О будущем Царствии Божием, о Спасении грешников, о загробном воздаянии праведным и грешным Иешуа вещает у Булгакова по-своему, в отличие от Священного Писания – в аллегориях, которые стали литературными обработками изложения евангельских истин. Но все эти детали разночтений с библией говорят лишь о том, что не только Христа из Священного Писания можно «угадать» в булгаковском мессии. Литературно-художественные реминисценции сплетены у Булгакова с аллюзиями и на реальных людей – и не только с Л. Толстым, отлученным от церкви, но и с Достоевским, стоявшим на эшафоте. Образ Иешуа бесспорно связан у Булгакова с реальными биографиями легендарных личностей, в первую очередь, одна из которых – русский писатель и учитель Булгакова – Лев Николаевич Толстой с его концепцией «непротивления злу насилием» (Булгаков рефреном повторяет на протяжении всех диалогов Иешуа толстовскую сентенцию – «люди добры», которая, собственно, является основой толстовской, а по сути, – христовой истины).

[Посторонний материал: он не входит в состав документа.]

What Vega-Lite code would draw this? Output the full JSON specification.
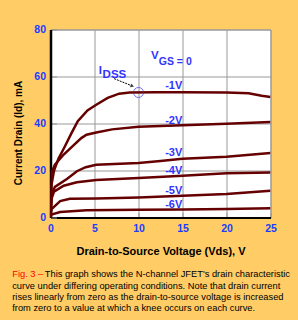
{
  "$schema": "https://vega.github.io/schema/vega-lite/v6.json",
  "width": 220,
  "height": 188,
  "autosize": {"type": "none"},
  "padding": {"left": 50.5, "top": 29.5, "right": 27.5, "bottom": 102.5},
  "background": "#FFCC66",
  "config": {
    "view": {"stroke": "#999999", "strokeWidth": 1, "fill": "white"},
    "text": {"font": "Liberation Sans"}
  },
  "datasets": {
    "curves": [
      {"c": "a", "v": 0, "i": 0}, {"c": "a", "v": 0.12, "i": 14}, {"c": "a", "v": 0.4, "i": 20}, {"c": "a", "v": 0.9, "i": 25}, {"c": "a", "v": 1.6, "i": 30}, {"c": "a", "v": 2.4, "i": 36}, {"c": "a", "v": 3.1, "i": 41}, {"c": "a", "v": 4.2, "i": 45.6}, {"c": "a", "v": 5.2, "i": 48}, {"c": "a", "v": 6.5, "i": 50.9}, {"c": "a", "v": 7.8, "i": 52.7}, {"c": "a", "v": 9, "i": 53.2}, {"c": "a", "v": 12, "i": 53.3}, {"c": "a", "v": 15, "i": 53.3}, {"c": "a", "v": 20, "i": 53.2}, {"c": "a", "v": 22.5, "i": 52.9}, {"c": "a", "v": 24, "i": 51.8}, {"c": "a", "v": 25, "i": 51.3},
      {"c": "b", "v": 0, "i": 0}, {"c": "b", "v": 0.12, "i": 19}, {"c": "b", "v": 0.5, "i": 22.5}, {"c": "b", "v": 1.5, "i": 26.8}, {"c": "b", "v": 2.7, "i": 31}, {"c": "b", "v": 3.5, "i": 33.8}, {"c": "b", "v": 4.1, "i": 35.2}, {"c": "b", "v": 5.2, "i": 36.2}, {"c": "b", "v": 7, "i": 37.5}, {"c": "b", "v": 10, "i": 38.6}, {"c": "b", "v": 15, "i": 39.3}, {"c": "b", "v": 20, "i": 39.9}, {"c": "b", "v": 25, "i": 40.6},
      {"c": "c", "v": 0, "i": 0}, {"c": "c", "v": 0.12, "i": 10}, {"c": "c", "v": 0.5, "i": 13}, {"c": "c", "v": 1.9, "i": 16.5}, {"c": "c", "v": 3, "i": 19.7}, {"c": "c", "v": 4, "i": 21.4}, {"c": "c", "v": 5.2, "i": 22.4}, {"c": "c", "v": 10, "i": 23.2}, {"c": "c", "v": 12.5, "i": 24}, {"c": "c", "v": 15, "i": 25}, {"c": "c", "v": 20, "i": 25.9}, {"c": "c", "v": 25, "i": 27.4},
      {"c": "d", "v": 0, "i": 0}, {"c": "d", "v": 0.12, "i": 8}, {"c": "d", "v": 0.4, "i": 11}, {"c": "d", "v": 1.5, "i": 13.5}, {"c": "d", "v": 3, "i": 15}, {"c": "d", "v": 5.2, "i": 16}, {"c": "d", "v": 10, "i": 16.8}, {"c": "d", "v": 15, "i": 17.8}, {"c": "d", "v": 20, "i": 18.8}, {"c": "d", "v": 25, "i": 19.2},
      {"c": "e", "v": 0, "i": 0}, {"c": "e", "v": 0.12, "i": 3.6}, {"c": "e", "v": 1.1, "i": 7}, {"c": "e", "v": 2.2, "i": 8}, {"c": "e", "v": 5.2, "i": 8.1}, {"c": "e", "v": 10, "i": 8.5}, {"c": "e", "v": 15, "i": 9.3}, {"c": "e", "v": 20, "i": 10}, {"c": "e", "v": 25, "i": 11.4},
      {"c": "f", "v": 0, "i": 0}, {"c": "f", "v": 0.12, "i": 1.3}, {"c": "f", "v": 1.1, "i": 2.3}, {"c": "f", "v": 4.1, "i": 3.1}, {"c": "f", "v": 10, "i": 3.3}, {"c": "f", "v": 15, "i": 3.4}, {"c": "f", "v": 20, "i": 3.6}, {"c": "f", "v": 25, "i": 3.9}
    ],
    "labels": [
      {"t": "-1V", "v": 14, "i": 55.9},
      {"t": "-2V", "v": 14, "i": 41},
      {"t": "-3V", "v": 14, "i": 27.5},
      {"t": "-4V", "v": 14, "i": 20},
      {"t": "-5V", "v": 14, "i": 11.4},
      {"t": "-6V", "v": 14, "i": 5.3}
    ],
    "one": [{}]
  },
  "layer": [
    {
      "data": {"name": "curves"},
      "mark": {"type": "line", "color": "#660000", "strokeWidth": 2.5, "clip": true},
      "encoding": {
        "x": {
          "field": "v", "type": "quantitative",
          "scale": {"domain": [0, 25], "nice": false, "zero": false},
          "axis": {
            "values": [0, 2.5, 5, 7.5, 10, 12.5, 15, 17.5, 20, 22.5, 25],
            "labelExpr": "datum.value % 5 === 0 ? datum.label : ''",
            "grid": true,
            "gridColor": {"condition": {"test": "datum.value % 5 !== 0", "value": "transparent"}, "value": "#999999"},
            "tickSize": -5, "tickColor": "#999999", "tickWidth": 1,
            "domainColor": "#000000", "domainWidth": 2,
            "labelColor": "#1a3cff", "labelFont": "Liberation Sans", "labelFontWeight": "bold", "labelFontSize": 10.5,
            "labelPadding": 11, "labelFlush": false, "labelOverlap": false,
            "title": "Drain-to-Source Voltage (Vds), V",
            "titleFont": "Liberation Sans", "titleFontSize": 11, "titleFontWeight": "bold", "titleColor": "#000000",
            "titleY": 34, "titleBaseline": "middle"
          }
        },
        "y": {
          "field": "i", "type": "quantitative",
          "scale": {"domain": [0, 80], "nice": false},
          "axis": {
            "values": [0, 10, 20, 30, 40, 50, 60, 70, 80],
            "labelExpr": "datum.value % 20 === 0 ? datum.label : ''",
            "grid": true,
            "gridColor": {"condition": {"test": "datum.value % 20 !== 0", "value": "transparent"}, "value": "#999999"},
            "tickSize": -6, "tickColor": "#999999", "tickWidth": 1,
            "domainColor": "#000000", "domainWidth": 2.5,
            "labelColor": "#1a3cff", "labelFont": "Liberation Sans", "labelFontWeight": "bold", "labelFontSize": 10.5,
            "labelPadding": 11, "labelFlush": false, "labelOverlap": false,
            "title": "Current Drain (Id), mA",
            "titleFont": "Liberation Sans", "titleFontSize": 10, "titleFontWeight": "bold", "titleColor": "#000000",
            "titleX": -32, "titleY": 103, "titleBaseline": "middle"
          }
        },
        "detail": {"field": "c", "type": "nominal"}
      }
    },
    {
      "data": {"name": "labels"},
      "mark": {"type": "text", "color": "#3333ff", "fontWeight": "bold", "fontSize": 11},
      "encoding": {
        "x": {"field": "v", "type": "quantitative"},
        "y": {"field": "i", "type": "quantitative"},
        "text": {"field": "t", "type": "nominal"}
      }
    },
    {
      "data": {"name": "one"},
      "mark": {"type": "text", "color": "#3333ff", "fontWeight": "bold", "fontSize": 11.5, "align": "center"},
      "encoding": {"x": {"datum": 11.85, "type": "quantitative"}, "y": {"datum": 68.7, "type": "quantitative"}, "text": {"value": "V"}}
    },
    {
      "data": {"name": "one"},
      "mark": {"type": "text", "color": "#3333ff", "fontWeight": "bold", "fontSize": 10.5, "align": "left"},
      "encoding": {"x": {"datum": 12.3, "type": "quantitative"}, "y": {"datum": 66.3, "type": "quantitative"}, "text": {"value": "GS = 0"}}
    },
    {
      "data": {"name": "one"},
      "mark": {"type": "text", "color": "#3333ff", "fontWeight": "bold", "fontSize": 11.5, "align": "center"},
      "encoding": {"x": {"datum": 5.67, "type": "quantitative"}, "y": {"datum": 62.2, "type": "quantitative"}, "text": {"value": "I"}}
    },
    {
      "data": {"name": "one"},
      "mark": {"type": "text", "color": "#3333ff", "fontWeight": "bold", "fontSize": 11.5, "align": "left"},
      "encoding": {"x": {"datum": 5.92, "type": "quantitative"}, "y": {"datum": 60.8, "type": "quantitative"}, "text": {"value": "DSS"}}
    },
    {
      "data": {"name": "one"},
      "mark": {"type": "rule", "color": "#000000", "strokeWidth": 1, "strokeDash": [2, 1]},
      "encoding": {"x": {"datum": 7.23, "type": "quantitative"}, "y": {"datum": 59.1, "type": "quantitative"}, "x2": {"datum": 9.2}, "y2": {"datum": 56.1}}
    },
    {
      "data": {"name": "one"},
      "mark": {"type": "point", "shape": "triangle-right", "filled": true, "color": "#000000", "size": 18, "angle": 23},
      "encoding": {"x": {"datum": 9.3, "type": "quantitative"}, "y": {"datum": 55.9, "type": "quantitative"}}
    },
    {
      "data": {"name": "one"},
      "mark": {"type": "point", "shape": "circle", "filled": false, "color": "#3333ff", "strokeWidth": 1, "size": 100},
      "encoding": {"x": {"datum": 10, "type": "quantitative"}, "y": {"datum": 53.2, "type": "quantitative"}}
    },
    {
      "data": {"name": "one"},
      "mark": {"type": "text", "color": "#ff0000", "fontSize": 9.3, "align": "left", "baseline": "alphabetic", "clip": false},
      "encoding": {"x": {"datum": -4.35, "type": "quantitative"}, "y": {"datum": -25.4, "type": "quantitative"}, "text": {"value": "Fig. 3 –"}}
    },
    {
      "data": {"name": "one"},
      "mark": {"type": "text", "color": "#000000", "fontSize": 9.3, "align": "left", "baseline": "alphabetic", "clip": false},
      "encoding": {"x": {"datum": -0.648, "type": "quantitative"}, "y": {"datum": -25.4, "type": "quantitative"}, "text": {"value": "This graph shows the N-channel JFET's drain characteristic"}}
    },
    {
      "data": {"name": "one"},
      "mark": {"type": "text", "color": "#000000", "fontSize": 9.3, "align": "left", "baseline": "alphabetic", "lineHeight": 11, "clip": false},
      "encoding": {"x": {"datum": -4.35, "type": "quantitative"}, "y": {"datum": -30.3, "type": "quantitative"}, "text": {"value": ["curve under differing operating conditions.  Note that drain current", "rises linearly from zero as the drain-to-source voltage is increased", "from zero to a value at which a knee occurs on each curve."]}}
    }
  ]
}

Хотя булгаковский Иешуа, в отличие от Иисуса, имеет только одного ученика, автор «Мастера и Маргариты» сумел провести свою мысль о том, что и одного человека в поколении, воспринявшего некую идею, достаточно, чтобы эта идея зажила в веках. Не случайно также у Достоевского «светлейший» князь Мышкин, герой романа «Идиот», носит имя Льва Николаевича. В странном плаще-хламиде и сандалиях на босу ногу спустившийся с Альпийских гор Швейцарии и произнесший в салонах Москвы и Петербурга свои непостижимые речи, князь Мышкин («Князь-Христос») также угадывается не только в русских лаптях и косоворотке Толстого, но и в застенчивой улыбке булгаковского мессии в голубом хитоне. Внутреннее переживание Царствия Божия не как мечты или утопии, а как высшей реальности свойственно булгаковскому Иешуа (как и князю Мышкину у Достоевского – Князю Христу). Можно сказать об обоих героях, что они живут как бы в предстоянии Царства истины.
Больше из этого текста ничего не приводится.